- Rajesh Exports shares rose for the fifth straight session, hitting the 5% upper circuit at Rs 98.2
- The stock gained nearly 28% in five days, recovering much of the loss after SEBI's regulatory action
- Shares remain about 10% below pre-SEBI order closing after falling to a 52-week low of Rs 77.05
Rajesh Exports shares extended their recovery for a fifth straight session on Friday, hitting the 5% upper circuit at Rs 98.2. The stock has gained nearly 28% over the past five trading days, recouping a large part of the losses triggered by regulatory action earlier this month.
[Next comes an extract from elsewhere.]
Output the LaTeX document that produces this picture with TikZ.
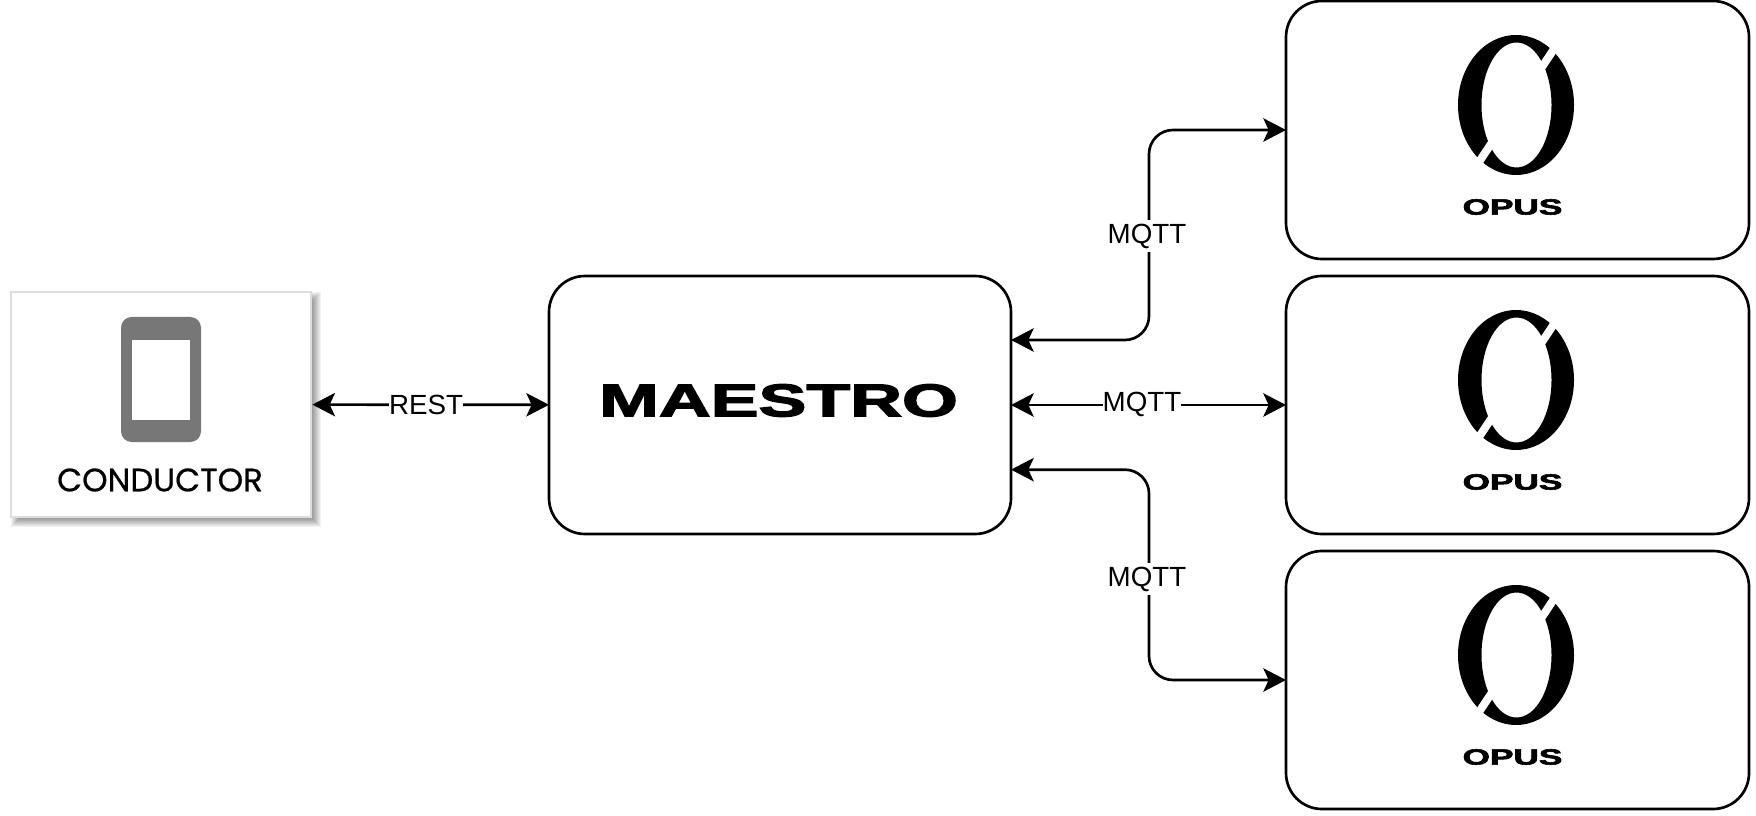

Following the latest rebound, the stock is now trading about 10% below its closing price before the Securities and Exchange Board of India's interim order against the company and its founder-chairman, Rajesh Mehta.
The stock had come under sharp selling pressure after SEBI's June 3 order, falling to a 52-week low of Rs 77.05 last week after declining for seven consecutive sessions.
In its interim order, SEBI barred Rajesh Exports and Mehta from accessing the securities market pending the outcome of an investigation. The regulator alleged that the company had overstated revenue by approximately Rs 15.15 lakh crore between FY21 and FY25.
According to SEBI, a significant portion of the reported revenue originated from overseas subsidiaries, particularly Switzerland-based Valcambi SA, which contributed between 97% and 99% of the group's consolidated revenue during the period under review. The regulator has alleged that parts of these reported revenues may have been misrepresented.
Rajesh Exports has denied the allegations and said the regulator's findings are preliminary in nature. The company stated that its financial statements and revenue disclosures are accurate and that it is preparing a detailed response supported by documents and explanations to address the concerns raised by SEBI.